AIM — Copy the records below word for word, from the first line through the line that contains "plt.rcParams['axes.unicode_minus'] = False", and leave out any pictures.
____
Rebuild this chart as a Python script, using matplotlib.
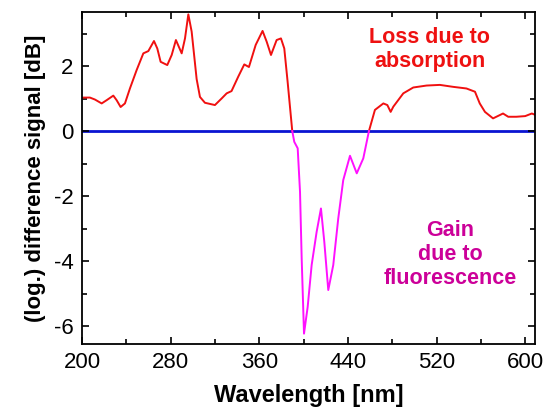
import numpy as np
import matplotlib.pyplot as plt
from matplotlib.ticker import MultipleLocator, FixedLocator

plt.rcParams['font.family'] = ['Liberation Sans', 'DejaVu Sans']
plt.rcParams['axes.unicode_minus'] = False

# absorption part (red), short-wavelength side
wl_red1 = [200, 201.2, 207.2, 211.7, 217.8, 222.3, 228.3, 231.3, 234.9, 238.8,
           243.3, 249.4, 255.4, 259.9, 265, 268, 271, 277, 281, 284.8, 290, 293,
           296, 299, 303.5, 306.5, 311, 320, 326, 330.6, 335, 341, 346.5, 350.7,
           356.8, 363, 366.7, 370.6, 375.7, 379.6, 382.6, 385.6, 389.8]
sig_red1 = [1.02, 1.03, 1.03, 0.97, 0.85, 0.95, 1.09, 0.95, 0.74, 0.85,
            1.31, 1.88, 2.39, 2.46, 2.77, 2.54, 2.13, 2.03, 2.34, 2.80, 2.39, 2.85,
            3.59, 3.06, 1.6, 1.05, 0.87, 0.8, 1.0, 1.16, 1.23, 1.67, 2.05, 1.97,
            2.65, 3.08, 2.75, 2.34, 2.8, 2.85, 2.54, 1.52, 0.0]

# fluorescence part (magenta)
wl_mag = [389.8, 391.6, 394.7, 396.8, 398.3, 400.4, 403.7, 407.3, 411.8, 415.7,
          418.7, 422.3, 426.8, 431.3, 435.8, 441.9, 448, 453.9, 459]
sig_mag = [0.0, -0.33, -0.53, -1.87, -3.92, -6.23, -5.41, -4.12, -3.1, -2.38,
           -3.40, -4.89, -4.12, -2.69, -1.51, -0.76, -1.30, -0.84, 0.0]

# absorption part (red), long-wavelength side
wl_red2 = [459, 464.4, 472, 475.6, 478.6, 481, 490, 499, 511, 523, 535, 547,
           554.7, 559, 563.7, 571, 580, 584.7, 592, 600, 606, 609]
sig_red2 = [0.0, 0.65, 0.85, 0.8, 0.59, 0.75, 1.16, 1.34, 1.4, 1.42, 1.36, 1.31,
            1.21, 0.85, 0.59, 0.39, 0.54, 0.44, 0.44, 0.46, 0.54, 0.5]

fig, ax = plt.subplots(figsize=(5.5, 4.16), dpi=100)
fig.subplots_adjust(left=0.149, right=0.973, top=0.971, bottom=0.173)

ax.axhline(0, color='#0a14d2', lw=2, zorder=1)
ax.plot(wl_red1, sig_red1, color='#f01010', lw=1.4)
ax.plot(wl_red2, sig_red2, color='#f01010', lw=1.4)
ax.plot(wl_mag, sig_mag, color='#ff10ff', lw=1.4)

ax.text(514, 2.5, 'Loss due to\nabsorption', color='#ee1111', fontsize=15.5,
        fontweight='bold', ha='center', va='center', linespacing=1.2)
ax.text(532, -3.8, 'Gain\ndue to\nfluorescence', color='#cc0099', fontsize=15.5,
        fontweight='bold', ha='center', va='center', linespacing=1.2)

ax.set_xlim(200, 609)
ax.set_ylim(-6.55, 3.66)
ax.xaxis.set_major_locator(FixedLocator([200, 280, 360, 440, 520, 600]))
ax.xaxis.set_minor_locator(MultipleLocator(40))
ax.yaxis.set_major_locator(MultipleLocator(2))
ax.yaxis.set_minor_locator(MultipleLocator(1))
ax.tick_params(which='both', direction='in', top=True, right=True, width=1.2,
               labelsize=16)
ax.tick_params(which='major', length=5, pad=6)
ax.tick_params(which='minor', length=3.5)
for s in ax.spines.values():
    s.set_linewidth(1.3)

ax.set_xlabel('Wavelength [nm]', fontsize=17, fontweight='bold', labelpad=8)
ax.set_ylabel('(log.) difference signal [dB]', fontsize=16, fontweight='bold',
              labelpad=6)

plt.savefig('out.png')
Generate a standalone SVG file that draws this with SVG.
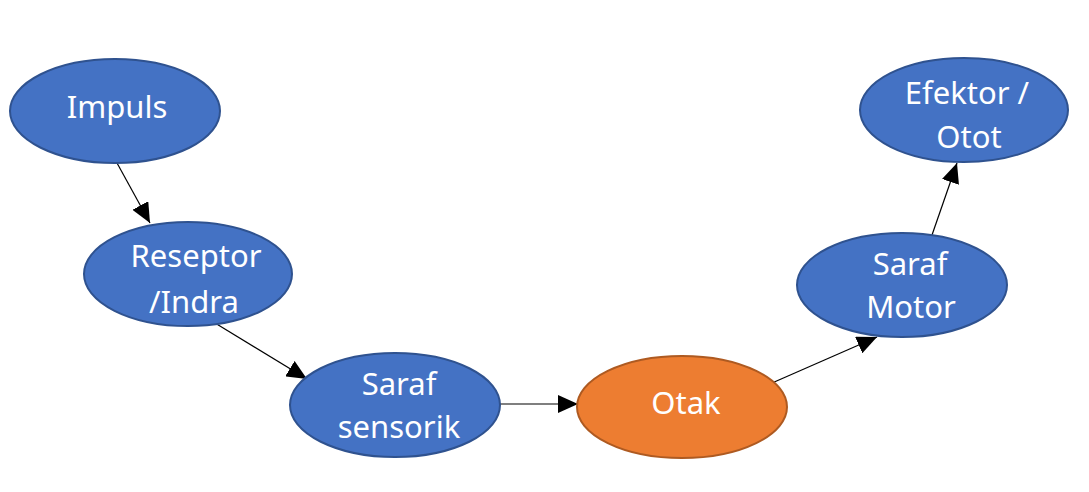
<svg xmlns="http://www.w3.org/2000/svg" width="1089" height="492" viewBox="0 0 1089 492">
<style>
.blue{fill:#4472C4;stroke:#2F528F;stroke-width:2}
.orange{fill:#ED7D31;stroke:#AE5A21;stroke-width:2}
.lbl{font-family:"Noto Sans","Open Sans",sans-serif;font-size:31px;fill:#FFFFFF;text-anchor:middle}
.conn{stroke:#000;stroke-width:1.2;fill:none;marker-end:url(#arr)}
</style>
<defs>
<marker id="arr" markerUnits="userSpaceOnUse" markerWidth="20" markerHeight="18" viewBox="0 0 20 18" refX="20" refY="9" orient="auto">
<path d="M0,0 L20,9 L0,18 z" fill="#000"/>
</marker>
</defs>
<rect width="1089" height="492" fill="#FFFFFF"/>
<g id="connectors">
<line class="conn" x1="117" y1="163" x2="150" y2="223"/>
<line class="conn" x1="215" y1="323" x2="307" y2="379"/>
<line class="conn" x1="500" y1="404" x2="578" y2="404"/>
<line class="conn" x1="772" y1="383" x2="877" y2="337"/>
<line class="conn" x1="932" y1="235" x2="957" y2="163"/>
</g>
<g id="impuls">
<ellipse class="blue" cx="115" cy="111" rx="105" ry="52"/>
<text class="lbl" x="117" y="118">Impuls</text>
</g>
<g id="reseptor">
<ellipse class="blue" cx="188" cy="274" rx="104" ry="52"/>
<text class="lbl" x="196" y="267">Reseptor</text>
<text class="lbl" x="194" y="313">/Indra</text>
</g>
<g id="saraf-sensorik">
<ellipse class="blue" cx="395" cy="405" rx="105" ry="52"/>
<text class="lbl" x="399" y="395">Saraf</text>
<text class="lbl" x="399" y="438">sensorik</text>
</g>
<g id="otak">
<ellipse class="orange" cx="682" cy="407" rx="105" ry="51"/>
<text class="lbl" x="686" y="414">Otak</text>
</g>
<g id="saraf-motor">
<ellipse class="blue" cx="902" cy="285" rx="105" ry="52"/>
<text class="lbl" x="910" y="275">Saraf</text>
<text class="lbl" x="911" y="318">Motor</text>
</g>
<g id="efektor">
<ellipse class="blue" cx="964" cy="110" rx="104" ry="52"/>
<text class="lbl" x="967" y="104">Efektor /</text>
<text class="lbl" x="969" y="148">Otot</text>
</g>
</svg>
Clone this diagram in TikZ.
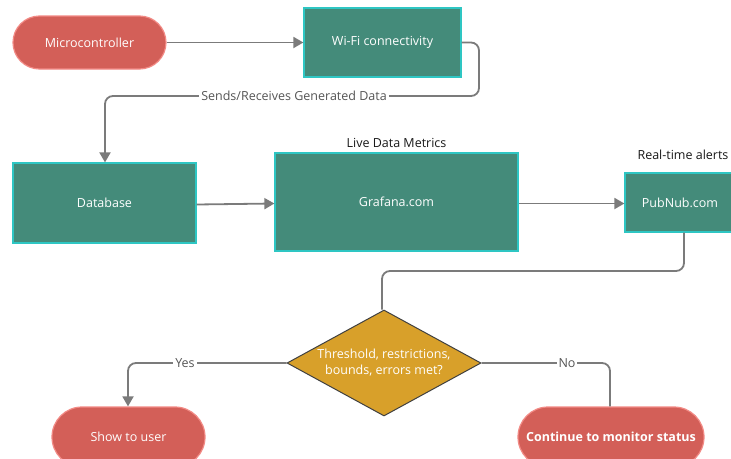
____
TASK SOLUTION —
Rebuild this chart as a Python script, using matplotlib.
import numpy as np
import matplotlib.pyplot as plt
from matplotlib.ticker import MultipleLocator, FixedLocator

plt.rcParams['font.family'] = ['Liberation Sans', 'DejaVu Sans']
plt.rcParams['axes.unicode_minus'] = False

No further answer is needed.